* Task input
----

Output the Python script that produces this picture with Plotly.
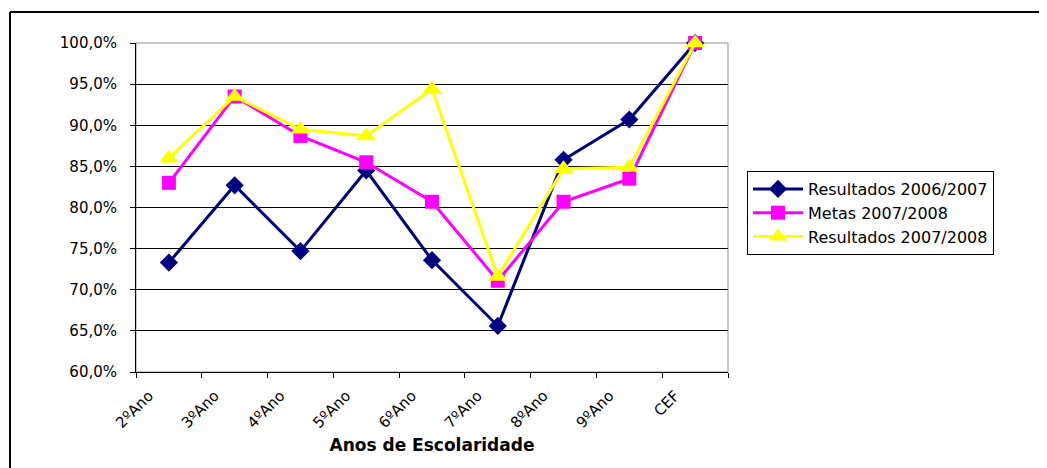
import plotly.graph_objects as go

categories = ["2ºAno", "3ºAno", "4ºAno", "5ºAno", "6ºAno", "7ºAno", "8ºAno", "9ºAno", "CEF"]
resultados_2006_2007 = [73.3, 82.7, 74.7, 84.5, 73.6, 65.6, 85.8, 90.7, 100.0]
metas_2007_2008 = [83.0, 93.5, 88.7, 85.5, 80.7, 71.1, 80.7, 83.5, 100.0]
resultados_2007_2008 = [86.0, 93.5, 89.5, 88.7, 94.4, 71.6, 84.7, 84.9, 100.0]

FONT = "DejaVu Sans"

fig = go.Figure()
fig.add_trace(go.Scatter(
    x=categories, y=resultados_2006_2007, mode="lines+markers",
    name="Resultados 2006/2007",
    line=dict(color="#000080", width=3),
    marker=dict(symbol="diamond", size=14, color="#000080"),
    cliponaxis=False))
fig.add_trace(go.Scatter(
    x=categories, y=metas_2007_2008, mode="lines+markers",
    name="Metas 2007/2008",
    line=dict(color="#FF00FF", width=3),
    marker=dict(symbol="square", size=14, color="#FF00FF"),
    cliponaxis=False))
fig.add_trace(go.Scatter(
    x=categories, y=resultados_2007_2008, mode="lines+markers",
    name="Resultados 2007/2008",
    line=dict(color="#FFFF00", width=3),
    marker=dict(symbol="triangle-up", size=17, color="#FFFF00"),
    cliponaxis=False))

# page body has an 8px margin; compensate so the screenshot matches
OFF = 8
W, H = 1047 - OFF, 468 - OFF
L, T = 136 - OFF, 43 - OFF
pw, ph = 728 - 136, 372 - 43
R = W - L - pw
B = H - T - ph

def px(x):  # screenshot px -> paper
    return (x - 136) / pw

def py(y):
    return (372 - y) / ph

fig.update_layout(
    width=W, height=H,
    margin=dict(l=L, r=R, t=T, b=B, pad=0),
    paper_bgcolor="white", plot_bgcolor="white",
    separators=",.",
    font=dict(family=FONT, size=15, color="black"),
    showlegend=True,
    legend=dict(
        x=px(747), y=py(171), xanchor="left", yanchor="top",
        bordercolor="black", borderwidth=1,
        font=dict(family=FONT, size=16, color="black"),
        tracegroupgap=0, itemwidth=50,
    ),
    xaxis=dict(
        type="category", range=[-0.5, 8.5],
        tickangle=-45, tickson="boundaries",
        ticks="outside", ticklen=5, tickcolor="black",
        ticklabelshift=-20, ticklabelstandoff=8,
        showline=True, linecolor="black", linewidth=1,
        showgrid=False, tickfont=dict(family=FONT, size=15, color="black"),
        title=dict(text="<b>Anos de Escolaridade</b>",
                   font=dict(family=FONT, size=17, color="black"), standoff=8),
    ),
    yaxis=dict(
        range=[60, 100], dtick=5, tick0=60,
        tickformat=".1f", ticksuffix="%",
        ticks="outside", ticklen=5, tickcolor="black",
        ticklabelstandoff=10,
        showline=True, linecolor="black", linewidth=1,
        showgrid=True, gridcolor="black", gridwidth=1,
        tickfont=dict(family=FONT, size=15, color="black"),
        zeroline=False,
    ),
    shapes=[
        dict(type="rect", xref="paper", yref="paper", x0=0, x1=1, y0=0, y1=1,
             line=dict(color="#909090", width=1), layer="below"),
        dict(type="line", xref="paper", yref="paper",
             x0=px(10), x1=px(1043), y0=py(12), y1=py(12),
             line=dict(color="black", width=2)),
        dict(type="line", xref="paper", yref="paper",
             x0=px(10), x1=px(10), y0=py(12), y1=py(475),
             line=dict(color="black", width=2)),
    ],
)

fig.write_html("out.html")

----

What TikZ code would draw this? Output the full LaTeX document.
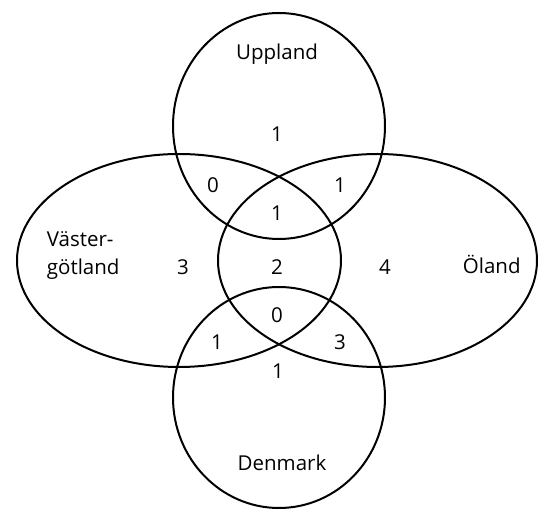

----

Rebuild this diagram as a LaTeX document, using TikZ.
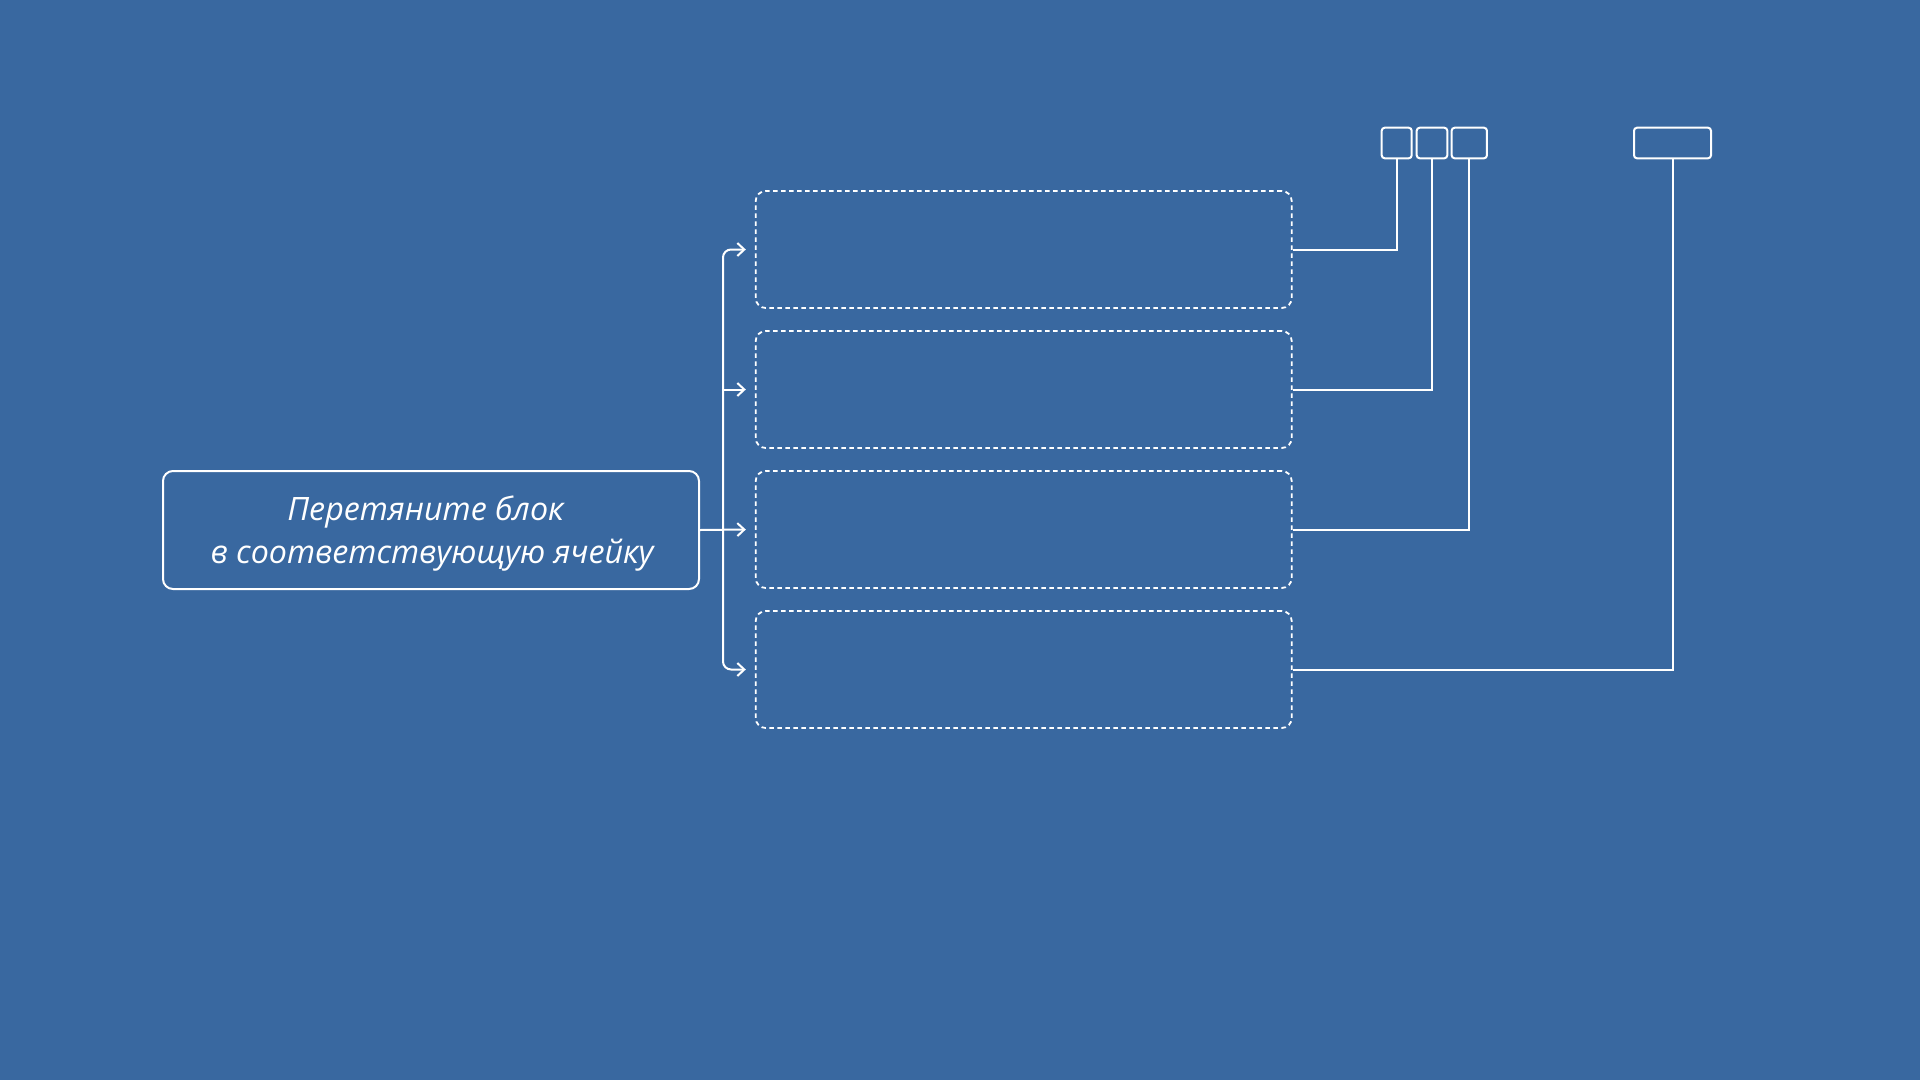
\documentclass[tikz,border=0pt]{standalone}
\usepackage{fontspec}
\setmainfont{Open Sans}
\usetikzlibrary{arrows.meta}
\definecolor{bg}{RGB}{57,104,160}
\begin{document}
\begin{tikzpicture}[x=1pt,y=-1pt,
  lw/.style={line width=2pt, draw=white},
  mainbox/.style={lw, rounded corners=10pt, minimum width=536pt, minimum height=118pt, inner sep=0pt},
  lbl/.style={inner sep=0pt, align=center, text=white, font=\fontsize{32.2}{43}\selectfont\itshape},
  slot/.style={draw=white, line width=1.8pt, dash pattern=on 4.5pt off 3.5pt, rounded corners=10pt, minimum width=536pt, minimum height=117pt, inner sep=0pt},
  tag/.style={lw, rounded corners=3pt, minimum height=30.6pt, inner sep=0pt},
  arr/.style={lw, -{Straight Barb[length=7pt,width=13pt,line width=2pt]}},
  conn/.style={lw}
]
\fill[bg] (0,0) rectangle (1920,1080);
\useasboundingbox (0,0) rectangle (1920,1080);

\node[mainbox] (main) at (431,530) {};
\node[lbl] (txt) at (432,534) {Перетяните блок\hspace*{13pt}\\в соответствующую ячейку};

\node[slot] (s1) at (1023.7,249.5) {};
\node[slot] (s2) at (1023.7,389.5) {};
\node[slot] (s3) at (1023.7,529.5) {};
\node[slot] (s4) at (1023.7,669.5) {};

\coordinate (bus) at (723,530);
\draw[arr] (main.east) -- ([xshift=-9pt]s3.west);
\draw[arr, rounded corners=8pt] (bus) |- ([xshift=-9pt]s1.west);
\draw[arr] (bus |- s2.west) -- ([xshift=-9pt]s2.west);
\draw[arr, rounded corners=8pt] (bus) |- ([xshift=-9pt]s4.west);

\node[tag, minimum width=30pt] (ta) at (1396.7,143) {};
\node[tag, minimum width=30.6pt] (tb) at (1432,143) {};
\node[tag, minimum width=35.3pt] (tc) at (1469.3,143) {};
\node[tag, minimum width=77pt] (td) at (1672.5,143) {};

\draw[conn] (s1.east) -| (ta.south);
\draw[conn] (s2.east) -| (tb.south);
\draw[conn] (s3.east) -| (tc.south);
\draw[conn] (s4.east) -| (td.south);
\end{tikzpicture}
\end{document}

----

* Problem to work on
Omit all pictures and repeat exactly the lines from the one containing "Output the Python" through the one containing "B = H - T - ph", ends included, with nothing added.

* Response to this exercise
Output the Python script that produces this picture with Plotly.
import plotly.graph_objects as go

categories = ["2ºAno", "3ºAno", "4ºAno", "5ºAno", "6ºAno", "7ºAno", "8ºAno", "9ºAno", "CEF"]
resultados_2006_2007 = [73.3, 82.7, 74.7, 84.5, 73.6, 65.6, 85.8, 90.7, 100.0]
metas_2007_2008 = [83.0, 93.5, 88.7, 85.5, 80.7, 71.1, 80.7, 83.5, 100.0]
resultados_2007_2008 = [86.0, 93.5, 89.5, 88.7, 94.4, 71.6, 84.7, 84.9, 100.0]

FONT = "DejaVu Sans"

fig = go.Figure()
fig.add_trace(go.Scatter(
    x=categories, y=resultados_2006_2007, mode="lines+markers",
    name="Resultados 2006/2007",
    line=dict(color="#000080", width=3),
    marker=dict(symbol="diamond", size=14, color="#000080"),
    cliponaxis=False))
fig.add_trace(go.Scatter(
    x=categories, y=metas_2007_2008, mode="lines+markers",
    name="Metas 2007/2008",
    line=dict(color="#FF00FF", width=3),
    marker=dict(symbol="square", size=14, color="#FF00FF"),
    cliponaxis=False))
fig.add_trace(go.Scatter(
    x=categories, y=resultados_2007_2008, mode="lines+markers",
    name="Resultados 2007/2008",
    line=dict(color="#FFFF00", width=3),
    marker=dict(symbol="triangle-up", size=17, color="#FFFF00"),
    cliponaxis=False))

# page body has an 8px margin; compensate so the screenshot matches
OFF = 8
W, H = 1047 - OFF, 468 - OFF
L, T = 136 - OFF, 43 - OFF
pw, ph = 728 - 136, 372 - 43
R = W - L - pw
B = H - T - ph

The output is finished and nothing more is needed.